Authors
Graham Cox1; 1 University of Birmingham, UKDiscussion
Western Europe first became aware of Poland’s yearning for restored sovereignty with the November Uprising of 1830. The occupying imperial powers’ reprisals when it failed, particularly in the Russian partition, led to many Poles fleeing to the West in the so-called “Great Emigration”, creating Polish diasporas in the West. Flight from further failed uprisings, oppression and poverty, swelled the diasporas. However, only in 1917 did restoring Poland come to be in the West’s interests, when regime change in all three failed occupying empires destroyed the Balance of Power in Europe and created the need for Poland as a buffer state in a new political landscape.

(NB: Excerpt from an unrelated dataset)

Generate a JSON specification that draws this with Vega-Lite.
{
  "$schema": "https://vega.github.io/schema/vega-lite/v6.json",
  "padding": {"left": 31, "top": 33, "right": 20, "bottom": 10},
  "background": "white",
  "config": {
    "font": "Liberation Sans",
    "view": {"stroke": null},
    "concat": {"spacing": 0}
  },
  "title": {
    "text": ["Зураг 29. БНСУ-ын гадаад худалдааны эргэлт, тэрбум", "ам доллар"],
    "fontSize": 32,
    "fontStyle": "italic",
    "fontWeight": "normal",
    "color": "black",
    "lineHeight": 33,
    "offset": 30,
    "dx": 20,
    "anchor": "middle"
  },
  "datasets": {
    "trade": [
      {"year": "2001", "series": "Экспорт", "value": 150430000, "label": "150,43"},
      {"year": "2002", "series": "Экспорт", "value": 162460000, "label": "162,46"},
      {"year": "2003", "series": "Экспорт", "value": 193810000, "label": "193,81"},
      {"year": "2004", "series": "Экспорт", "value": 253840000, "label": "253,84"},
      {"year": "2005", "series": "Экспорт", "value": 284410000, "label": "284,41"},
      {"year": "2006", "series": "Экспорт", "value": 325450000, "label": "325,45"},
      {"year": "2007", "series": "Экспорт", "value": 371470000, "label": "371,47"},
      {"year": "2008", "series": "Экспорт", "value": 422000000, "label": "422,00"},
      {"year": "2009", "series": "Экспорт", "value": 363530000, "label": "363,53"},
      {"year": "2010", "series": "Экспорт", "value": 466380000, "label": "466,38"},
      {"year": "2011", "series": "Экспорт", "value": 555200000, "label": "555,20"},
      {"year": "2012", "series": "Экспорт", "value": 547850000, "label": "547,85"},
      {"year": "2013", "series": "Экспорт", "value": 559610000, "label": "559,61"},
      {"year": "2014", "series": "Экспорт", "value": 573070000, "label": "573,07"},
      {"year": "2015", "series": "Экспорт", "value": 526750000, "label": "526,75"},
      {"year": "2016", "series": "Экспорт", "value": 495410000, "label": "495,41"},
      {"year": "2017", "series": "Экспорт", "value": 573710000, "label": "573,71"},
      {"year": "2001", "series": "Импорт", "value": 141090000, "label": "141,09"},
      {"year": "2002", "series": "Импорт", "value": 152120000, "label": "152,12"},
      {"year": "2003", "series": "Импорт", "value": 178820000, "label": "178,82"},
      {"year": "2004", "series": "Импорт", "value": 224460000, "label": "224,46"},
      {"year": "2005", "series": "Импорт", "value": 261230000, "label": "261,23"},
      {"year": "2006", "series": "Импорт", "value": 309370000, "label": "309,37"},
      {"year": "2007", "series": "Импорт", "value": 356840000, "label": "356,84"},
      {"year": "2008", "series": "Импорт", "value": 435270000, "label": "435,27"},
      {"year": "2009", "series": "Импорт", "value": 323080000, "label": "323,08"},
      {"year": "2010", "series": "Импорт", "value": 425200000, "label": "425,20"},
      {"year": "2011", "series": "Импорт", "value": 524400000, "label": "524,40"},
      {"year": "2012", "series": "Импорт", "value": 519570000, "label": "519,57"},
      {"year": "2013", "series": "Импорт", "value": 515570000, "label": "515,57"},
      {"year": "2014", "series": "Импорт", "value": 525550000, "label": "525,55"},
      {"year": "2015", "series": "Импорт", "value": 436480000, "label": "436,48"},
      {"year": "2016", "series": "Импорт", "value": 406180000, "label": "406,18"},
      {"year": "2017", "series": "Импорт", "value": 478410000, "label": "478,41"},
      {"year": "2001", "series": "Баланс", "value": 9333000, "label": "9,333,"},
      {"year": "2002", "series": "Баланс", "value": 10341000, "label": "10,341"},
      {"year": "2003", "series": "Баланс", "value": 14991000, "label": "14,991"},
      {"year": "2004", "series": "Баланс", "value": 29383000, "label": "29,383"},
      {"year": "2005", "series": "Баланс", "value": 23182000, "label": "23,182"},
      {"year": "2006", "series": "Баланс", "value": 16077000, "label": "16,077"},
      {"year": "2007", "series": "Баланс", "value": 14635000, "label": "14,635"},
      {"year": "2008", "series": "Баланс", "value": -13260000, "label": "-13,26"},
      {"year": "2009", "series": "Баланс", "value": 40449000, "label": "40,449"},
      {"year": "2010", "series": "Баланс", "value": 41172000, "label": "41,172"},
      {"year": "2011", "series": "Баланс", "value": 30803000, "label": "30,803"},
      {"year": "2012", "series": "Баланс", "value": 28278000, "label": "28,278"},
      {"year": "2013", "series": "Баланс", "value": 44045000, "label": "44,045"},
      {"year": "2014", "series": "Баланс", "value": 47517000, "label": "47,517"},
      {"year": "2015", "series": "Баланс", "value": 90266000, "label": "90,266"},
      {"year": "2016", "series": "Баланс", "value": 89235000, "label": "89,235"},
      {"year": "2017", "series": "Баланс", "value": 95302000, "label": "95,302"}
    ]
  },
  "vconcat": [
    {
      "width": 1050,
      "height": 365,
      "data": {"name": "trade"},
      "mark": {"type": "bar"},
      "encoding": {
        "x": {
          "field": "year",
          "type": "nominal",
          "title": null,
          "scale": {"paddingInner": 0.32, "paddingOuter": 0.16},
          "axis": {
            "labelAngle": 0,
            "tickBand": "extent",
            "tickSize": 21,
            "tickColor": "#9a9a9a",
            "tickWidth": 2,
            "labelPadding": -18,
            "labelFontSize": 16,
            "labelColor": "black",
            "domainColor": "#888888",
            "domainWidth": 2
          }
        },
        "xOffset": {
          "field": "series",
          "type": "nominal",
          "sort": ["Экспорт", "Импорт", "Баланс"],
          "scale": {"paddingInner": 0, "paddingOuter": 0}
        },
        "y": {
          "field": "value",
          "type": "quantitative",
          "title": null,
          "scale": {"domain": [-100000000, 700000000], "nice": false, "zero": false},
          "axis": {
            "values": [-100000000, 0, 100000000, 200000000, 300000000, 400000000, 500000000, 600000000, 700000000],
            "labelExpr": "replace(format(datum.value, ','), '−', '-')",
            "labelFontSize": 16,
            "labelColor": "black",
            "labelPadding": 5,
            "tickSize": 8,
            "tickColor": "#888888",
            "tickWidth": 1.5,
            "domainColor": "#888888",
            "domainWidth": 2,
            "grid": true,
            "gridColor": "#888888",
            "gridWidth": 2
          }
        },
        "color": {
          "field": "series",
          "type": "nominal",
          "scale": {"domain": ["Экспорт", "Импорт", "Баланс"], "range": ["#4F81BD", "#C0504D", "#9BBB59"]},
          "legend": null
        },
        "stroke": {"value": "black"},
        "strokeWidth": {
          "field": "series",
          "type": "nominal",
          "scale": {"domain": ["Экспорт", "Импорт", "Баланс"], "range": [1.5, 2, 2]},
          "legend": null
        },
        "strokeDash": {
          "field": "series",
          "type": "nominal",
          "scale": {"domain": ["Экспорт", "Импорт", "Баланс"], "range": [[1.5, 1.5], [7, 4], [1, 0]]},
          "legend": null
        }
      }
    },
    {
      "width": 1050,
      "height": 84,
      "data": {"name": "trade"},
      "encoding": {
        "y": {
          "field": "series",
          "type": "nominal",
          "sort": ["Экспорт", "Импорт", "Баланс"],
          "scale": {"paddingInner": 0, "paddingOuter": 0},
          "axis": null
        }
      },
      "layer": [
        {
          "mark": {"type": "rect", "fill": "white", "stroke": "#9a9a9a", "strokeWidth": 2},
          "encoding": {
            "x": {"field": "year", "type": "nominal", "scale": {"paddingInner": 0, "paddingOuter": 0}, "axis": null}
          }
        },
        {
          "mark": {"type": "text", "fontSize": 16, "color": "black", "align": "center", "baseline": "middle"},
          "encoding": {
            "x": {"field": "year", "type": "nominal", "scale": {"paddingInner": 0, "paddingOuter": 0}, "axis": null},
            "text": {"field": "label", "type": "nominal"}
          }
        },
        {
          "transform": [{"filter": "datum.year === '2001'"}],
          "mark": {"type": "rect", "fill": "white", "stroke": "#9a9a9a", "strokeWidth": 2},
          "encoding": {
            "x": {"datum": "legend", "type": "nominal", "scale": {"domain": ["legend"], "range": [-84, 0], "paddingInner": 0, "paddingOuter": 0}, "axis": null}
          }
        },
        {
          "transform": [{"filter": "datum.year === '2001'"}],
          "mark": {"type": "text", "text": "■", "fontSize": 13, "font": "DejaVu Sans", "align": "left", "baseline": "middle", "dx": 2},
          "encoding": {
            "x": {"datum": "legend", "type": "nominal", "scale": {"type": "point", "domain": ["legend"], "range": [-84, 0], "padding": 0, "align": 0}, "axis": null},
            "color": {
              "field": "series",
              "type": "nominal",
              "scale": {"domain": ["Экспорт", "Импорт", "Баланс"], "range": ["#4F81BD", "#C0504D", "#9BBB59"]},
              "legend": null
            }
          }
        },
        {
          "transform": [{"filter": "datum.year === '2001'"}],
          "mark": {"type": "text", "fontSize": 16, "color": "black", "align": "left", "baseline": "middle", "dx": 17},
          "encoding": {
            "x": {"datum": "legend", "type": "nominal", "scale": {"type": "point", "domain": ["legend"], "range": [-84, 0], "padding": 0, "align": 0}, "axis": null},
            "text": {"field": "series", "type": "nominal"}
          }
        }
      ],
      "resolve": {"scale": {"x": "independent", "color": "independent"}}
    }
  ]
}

The Polish diasporas played a significant part in keeping this Polish Question alive until the Western powers’ saw the need to act. They raised awareness through meetings, pamphlets, and discourse with the Western ruling elites, and the resulting press reports and editorials. This aspect of diasporan agency has been previously studied in part: in Britain 1830-1846 (Cybowski 2016) and from the 1890s in Poland (Porter 2000, Davies 1972). I will show that the Polish diaspora kept awareness of Poland alive in Britain during the so-called “Springtime of Nations” in 1848 (with competing claims for statehood), the failed January uprising of 1863 (resulting in further migration), until the 1890s when Polish nationalism evolved into political parties with their own voice.